For 2017, Hornady is offering a new line of ammunition. Unlike most lines from various ammo manufacturers, the company’s new Black line is not bullet-specific. Instead, it might be best described as platform-specific. This means instead of all of the loads in the line utilizing the same type projectile, each is optimally tailored to the most-common platform the ammo is likely to be fired from. In other words, Hornady’s Black ammunition is made up of loads ideally adapted—for common practical use—to the guns for which they’re intended. The 5.56 NATO SBR Black load is a perfect example.
Hornady’s new “Black” line contains a number of loads configured for practical application out of specific firearms. This 5.56 NATO SBR load is a perfect example.
In truth, this load is not really all that new. Hornady has actually been offering this same ammunition in different packaging to law enforcement for some time. The Hornady TAP SBR load was designed specifically for 10.5- to 11.5-inch SBRs. It combined two bits of engineering brilliance when assembling this load. First, the manufacturer used proprietary propellant technology. This was to make sure proper pressures were met for the operation of short-gas systems that are typically known to be finicky when matched with short barrels. Second, Hornady borrowed from the blueprint of its industry-leading Critical Duty FlexLock bullets to create a 75-grain projectile that could meet the tactical standard.
This load was intended to provide strategic law enforcement teams equipped with SBRs reliable suppressed or unsuppressed performance, with virtually no flash or propellant residue. In other words, this was to be the ideal, signature-free, tactical-SBR load. The bullet was engineered to meet the terminal-performance requirements of the FBI’s testing protocol. It averages between 15 and 17 inches of penetration in 10-percent ordnance gelatin, regardless of the intermediate barrier encountered. Through bare gelatin, steel and wallboard the bullet expands to between 1.9 and 2.3 times its original diameter while retaining 80 percent or more of its weight. Through tougher auto glass and plywood barriers, recovered bullets measure between .32 to .37 inches in diameter, and only shed about 4 percent of their weight.

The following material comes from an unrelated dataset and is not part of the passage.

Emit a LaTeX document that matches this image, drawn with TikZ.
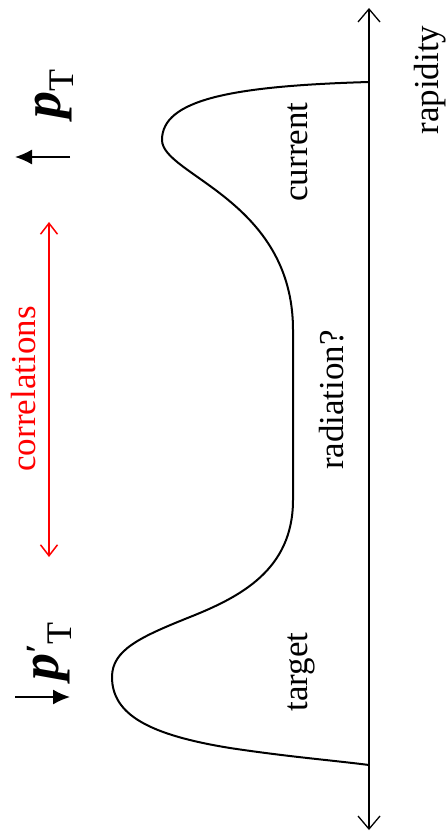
\documentclass[tikz,border=0pt]{standalone}
\usepackage{fontspec}
\setmainfont{Liberation Serif}
\usetikzlibrary{arrows.meta}
\begin{document}
\begin{tikzpicture}[x=1pt,y=-1pt,
  lbl/.style={rotate=90, anchor=base, inner sep=0pt, font=\fontsize{35}{40}\selectfont},
  plbl/.style={rotate=90, anchor=base west, inner sep=0pt},
  axisline/.style={line width=1.3pt, {Straight Barb[length=13pt,width=22pt]}-{Straight Barb[length=13pt,width=22pt]}},
  corrarrow/.style={red, line width=1.5pt, {Straight Barb[length=11pt,width=17pt]}-{Straight Barb[length=11pt,width=17pt]}},
  ptarrow/.style={line width=1.5pt, -{Latex[length=17pt,width=15pt]}},
  curve/.style={line width=2pt}
]
\useasboundingbox (0,0) rectangle (447,834);

% axis
\coordinate (axtop) at (369,8);
\coordinate (axbot) at (369,830);
\draw[axisline] (axbot) -- (axtop);

% distribution curve
\coordinate (cstart) at (369,82);
\coordinate (cend) at (369,765);
\draw[curve] (cstart) .. controls (230,86) and (162,100) .. (162,140)
  .. controls (162,175) and (293,200) .. (293,330)
  -- (293,500)
  .. controls (293,570) and (240,597) .. (190,617)
  .. controls (140,637) and (112,650) .. (112,677)
  .. controls (112,715) and (150,735) .. (230,748)
  .. controls (290,757) and (330,760) .. (cend);

% labels
\node[lbl] (rap) at (438,80) {rapidity};
\node[lbl] (cur) at (307,152) {current};
\node[lbl] (rad) at (343,400) {radiation?};
\node[lbl] (tar) at (307,672) {target};
\node[lbl, text=red] (cor) at (35,389) {correlations};

% correlations arrow
\coordinate (rtop) at (49,222);
\coordinate (rbot) at (49,557);
\draw[corrarrow] (rbot) -- (rtop);

% pT labels
\node[plbl] (pt) at (60,119) {{\fontsize{54}{60}\selectfont\bfseries\itshape p}\raisebox{-13pt}{\fontsize{36}{40}\selectfont T}};
\node[plbl] (ppt) at (58,681) {{\fontsize{54}{60}\selectfont\bfseries\itshape p}\raisebox{9pt}{\fontsize{34}{40}\selectfont\bfseries ′}\raisebox{-13pt}{\fontsize{36}{40}\selectfont T}};

% pT arrows
\coordinate (ua1) at (70,157);
\coordinate (ua2) at (15,157);
\draw[ptarrow] (ua1) -- (ua2);
\coordinate (da1) at (15,697);
\coordinate (da2) at (70,697);
\draw[ptarrow] (da1) -- (da2);
\end{tikzpicture}
\end{document}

I do not own an SBR. This is partly because I’ve never been motivated to pay the additional tax of $200 that would allow me to install a short-barreled upper receiver on one of my lowers. Notwithstanding legalities, the Hornady Black SBR load is perfectly suited for any SBR or AR pistol with a barrel shorter than 16 inches.
What I do have is a buddy who is a Class III FFL dealer. He brought two SBRs over to help me test the Black SBR load from Hornady. One SBR had an 8.5-inch barrel and the other a 10.5-inch tube. Both were of the selective-fire variety. We pushed 50 rounds through both rifles without issue. There were no failures of any kind, and accuracy at 100 yards with the 10.5-inch gun hovered around the 1-MOA mark. The shorter-barreled SBR was tested at 50 yards, partly because it had a shorter barrel, but mostly because it was wearing a 1X Trijicon MRO optic. Though a limited test at best, we also ran a full magazine through each SBR in the full-automatic mode. Here again, the ammunition functioned perfectly; both rifles ran as smooth as butter on a hot biscuit. And needless to say, we were both wearing wide grins by the time all the brass gravitated to Earth.
The velocity Hornady advertises for this load appears to have been verified on the range as opposed to being generated in fantasy land, as is the case with some factory ammo. Hornady lists a muzzle velocity of 2,321 fps from an 11.5-inch barrel, and 2,201 fps out of a 10.5-inch tube. We measured an average velocity of 2,183 fps from our 10.5-inch SBR—that’s only 18 fps short of Hornady’s numbers. Given these speeds with the 75-grain bullet, you’re looking at kinetic-energy levels of about 800 ft.-lbs. at the muzzle and about 500 ft.-lbs. at 100 yards.
NFA-restricted firearms are unquestionably fun to shoot; they can be the highlight of any day at the range. However, SBRs are built with a different, very specific purpose in mind. They are perfect for working in close quarters—such as during building entries—and may be one of the ideal choices for equipping a reactionary or high-risk warrant-service team. Similarly, average folks like us can appreciate their compactness for home defense purposes or during the high-speed go-cart gun battles we’re sure to experience as part of the highly anticipated apocalyptic meltdown.
Of course, none of the advantages an SBR offers are worth a nickel to a pauper unless the ammunition is absolutely 100-percent reliable, and suited to the tactical applications for which these guns are best suited. Hornady’s decision to offer its SBR TAP load in the company’s new line of ammunition seems to check both boxes with a big fat black mark.